"""

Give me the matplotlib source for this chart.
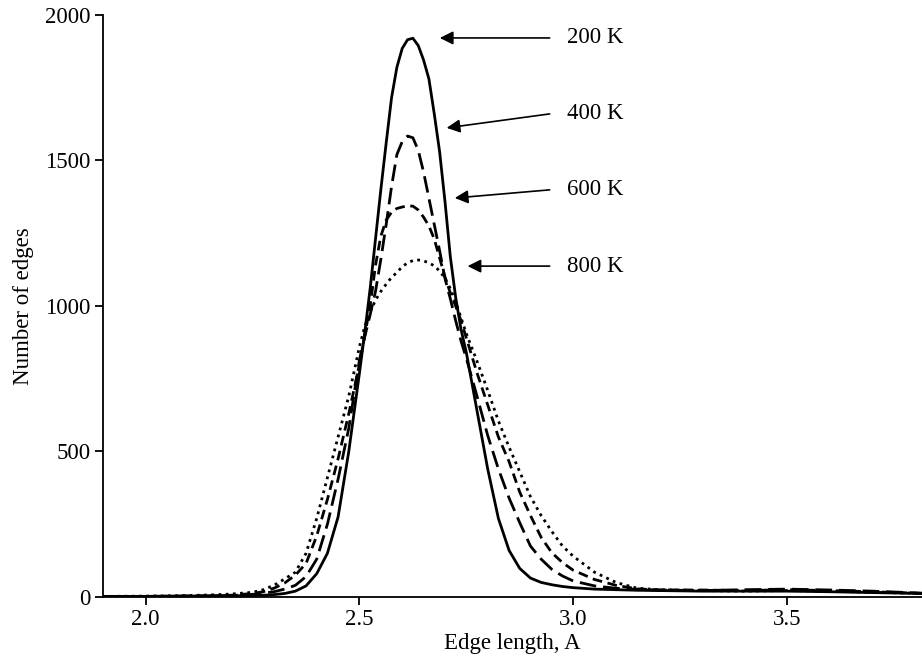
import matplotlib
matplotlib.use("Agg")
from matplotlib import pyplot as plt

plt.rcParams['font.family'] = ['Liberation Serif', 'DejaVu Serif']

# edge length grid (A)
edge_len = [1.9, 2.0, 2.1, 2.15, 2.2, 2.25, 2.275, 2.3, 2.325, 2.35,
            2.375, 2.4, 2.425, 2.45, 2.475, 2.5, 2.5125, 2.525, 2.5375, 2.55,
            2.5625, 2.575, 2.5875, 2.6, 2.6125, 2.625, 2.6375, 2.65, 2.6625, 2.675,
            2.6875, 2.7, 2.7125, 2.725, 2.7375, 2.75, 2.775, 2.8, 2.825, 2.85,
            2.875, 2.9, 2.925, 2.95, 2.975, 3.0, 3.05, 3.1, 3.15, 3.2,
            3.3, 3.4, 3.5, 3.6, 3.7, 3.82]

# number of edges at each temperature
n_200 = [2, 2, 3, 3, 4, 5, 6, 8, 12, 20,
         38, 80, 150, 275, 500, 770, 910, 1060, 1230, 1400,
         1560, 1715, 1820, 1885, 1915, 1920, 1895, 1845, 1780, 1660,
         1530, 1360, 1170, 1030, 920, 840, 640, 440, 270, 160,
         98, 65, 50, 42, 36, 32, 27, 25, 23, 22,
         20, 20, 20, 18, 15, 12]
n_400 = [2, 2, 3, 4, 5, 9, 13, 18, 27, 40,
         70, 130, 250, 405, 580, 815, 895, 970, 1050, 1160,
         1280, 1410, 1520, 1565, 1584, 1578, 1535, 1460, 1370, 1280,
         1190, 1095, 1025, 950, 880, 820, 690, 555, 440, 340,
         255, 175, 130, 95, 72, 55, 38, 30, 26, 24,
         22, 25, 27, 24, 20, 13]
n_600 = [2, 2, 3, 4, 6, 12, 18, 30, 48, 75,
         115, 210, 335, 475, 630, 800, 900, 1000, 1140, 1240,
         1295, 1322, 1335, 1340, 1344, 1343, 1330, 1305, 1275, 1230,
         1165, 1100, 1045, 1000, 950, 890, 770, 660, 550, 465,
         360, 280, 205, 152, 118, 92, 60, 40, 28, 24,
         24, 22, 25, 22, 18, 12]
n_800 = [2, 3, 5, 7, 10, 16, 25, 40, 62, 85,
         150, 270, 410, 550, 690, 860, 930, 980, 1020, 1050,
         1075, 1098, 1115, 1135, 1148, 1156, 1158, 1155, 1148, 1138,
         1120, 1095, 1060, 1015, 960, 905, 810, 710, 605, 515,
         430, 345, 280, 225, 175, 140, 85, 50, 30, 25,
         22, 20, 22, 20, 16, 12]

temps = ['200 K', '400 K', '600 K', '800 K']
# (text y, arrow head x, arrow head y)
text_y = [1921, 1660, 1399, 1137]
head_x = [2.688, 2.704, 2.723, 2.753]
head_y = [1921, 1612, 1371, 1137]

fig = plt.figure(figsize=(9.22, 6.65), dpi=100)
ax = fig.add_axes([0.1117, 0.1023, 0.8883, 0.8752])

ax.plot(edge_len, n_200, color='black', lw=2.0, linestyle='-')
ax.plot(edge_len, n_400, color='black', lw=2.0, linestyle=(0, (6, 2.5)))
ax.plot(edge_len, n_600, color='black', lw=2.0, linestyle=(0, (3.5, 2)))
ax.plot(edge_len, n_800, color='black', lw=2.0, linestyle=(0, (1, 1.6)))

for t, ty, hx, hy in zip(temps, text_y, head_x, head_y):
    ax.annotate('', xy=(hx, hy), xytext=(2.945, ty),
                arrowprops=dict(arrowstyle='-|>', color='black', lw=1.2,
                                mutation_scale=20, shrinkA=0, shrinkB=0))
    ax.text(2.986, ty, t, fontsize=16.5, va='center', ha='left')

ax.set_xlim(1.9, 3.816)
ax.set_ylim(0, 2000)
ax.set_xticks([2.0, 2.5, 3.0, 3.5])
ax.set_xticklabels(['2.0', '2.5', '3.0', '3.5'])
ax.set_yticks([0, 500, 1000, 1500, 2000])

for s in ['top', 'right']:
    ax.spines[s].set_visible(False)
for s in ['left', 'bottom']:
    ax.spines[s].set_linewidth(1.3)
ax.tick_params(direction='out', length=6, width=1.3, labelsize=16.5, pad=3)

ax.set_xlabel('Edge length, A', fontsize=16.5, labelpad=2)
ax.set_ylabel('Number of edges', fontsize=16.5, labelpad=8)

fig.savefig('out.png', dpi=100)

"""

## [What you need to do]
Your task is to reproduce all of the material exactly. The pictures stay out.

## [Exercise answer]
Give me the matplotlib source for this chart.
import matplotlib
matplotlib.use("Agg")
from matplotlib import pyplot as plt

plt.rcParams['font.family'] = ['Liberation Serif', 'DejaVu Serif']

# edge length grid (A)
edge_len = [1.9, 2.0, 2.1, 2.15, 2.2, 2.25, 2.275, 2.3, 2.325, 2.35,
            2.375, 2.4, 2.425, 2.45, 2.475, 2.5, 2.5125, 2.525, 2.5375, 2.55,
            2.5625, 2.575, 2.5875, 2.6, 2.6125, 2.625, 2.6375, 2.65, 2.6625, 2.675,
            2.6875, 2.7, 2.7125, 2.725, 2.7375, 2.75, 2.775, 2.8, 2.825, 2.85,
            2.875, 2.9, 2.925, 2.95, 2.975, 3.0, 3.05, 3.1, 3.15, 3.2,
            3.3, 3.4, 3.5, 3.6, 3.7, 3.82]

# number of edges at each temperature
n_200 = [2, 2, 3, 3, 4, 5, 6, 8, 12, 20,
         38, 80, 150, 275, 500, 770, 910, 1060, 1230, 1400,
         1560, 1715, 1820, 1885, 1915, 1920, 1895, 1845, 1780, 1660,
         1530, 1360, 1170, 1030, 920, 840, 640, 440, 270, 160,
         98, 65, 50, 42, 36, 32, 27, 25, 23, 22,
         20, 20, 20, 18, 15, 12]
n_400 = [2, 2, 3, 4, 5, 9, 13, 18, 27, 40,
         70, 130, 250, 405, 580, 815, 895, 970, 1050, 1160,
         1280, 1410, 1520, 1565, 1584, 1578, 1535, 1460, 1370, 1280,
         1190, 1095, 1025, 950, 880, 820, 690, 555, 440, 340,
         255, 175, 130, 95, 72, 55, 38, 30, 26, 24,
         22, 25, 27, 24, 20, 13]
n_600 = [2, 2, 3, 4, 6, 12, 18, 30, 48, 75,
         115, 210, 335, 475, 630, 800, 900, 1000, 1140, 1240,
         1295, 1322, 1335, 1340, 1344, 1343, 1330, 1305, 1275, 1230,
         1165, 1100, 1045, 1000, 950, 890, 770, 660, 550, 465,
         360, 280, 205, 152, 118, 92, 60, 40, 28, 24,
         24, 22, 25, 22, 18, 12]
n_800 = [2, 3, 5, 7, 10, 16, 25, 40, 62, 85,
         150, 270, 410, 550, 690, 860, 930, 980, 1020, 1050,
         1075, 1098, 1115, 1135, 1148, 1156, 1158, 1155, 1148, 1138,
         1120, 1095, 1060, 1015, 960, 905, 810, 710, 605, 515,
         430, 345, 280, 225, 175, 140, 85, 50, 30, 25,
         22, 20, 22, 20, 16, 12]

temps = ['200 K', '400 K', '600 K', '800 K']
# (text y, arrow head x, arrow head y)
text_y = [1921, 1660, 1399, 1137]
head_x = [2.688, 2.704, 2.723, 2.753]
head_y = [1921, 1612, 1371, 1137]

fig = plt.figure(figsize=(9.22, 6.65), dpi=100)
ax = fig.add_axes([0.1117, 0.1023, 0.8883, 0.8752])

ax.plot(edge_len, n_200, color='black', lw=2.0, linestyle='-')
ax.plot(edge_len, n_400, color='black', lw=2.0, linestyle=(0, (6, 2.5)))
ax.plot(edge_len, n_600, color='black', lw=2.0, linestyle=(0, (3.5, 2)))
ax.plot(edge_len, n_800, color='black', lw=2.0, linestyle=(0, (1, 1.6)))

for t, ty, hx, hy in zip(temps, text_y, head_x, head_y):
    ax.annotate('', xy=(hx, hy), xytext=(2.945, ty),
                arrowprops=dict(arrowstyle='-|>', color='black', lw=1.2,
                                mutation_scale=20, shrinkA=0, shrinkB=0))
    ax.text(2.986, ty, t, fontsize=16.5, va='center', ha='left')

ax.set_xlim(1.9, 3.816)
ax.set_ylim(0, 2000)
ax.set_xticks([2.0, 2.5, 3.0, 3.5])
ax.set_xticklabels(['2.0', '2.5', '3.0', '3.5'])
ax.set_yticks([0, 500, 1000, 1500, 2000])

for s in ['top', 'right']:
    ax.spines[s].set_visible(False)
for s in ['left', 'bottom']:
    ax.spines[s].set_linewidth(1.3)
ax.tick_params(direction='out', length=6, width=1.3, labelsize=16.5, pad=3)

ax.set_xlabel('Edge length, A', fontsize=16.5, labelpad=2)
ax.set_ylabel('Number of edges', fontsize=16.5, labelpad=8)

fig.savefig('out.png', dpi=100)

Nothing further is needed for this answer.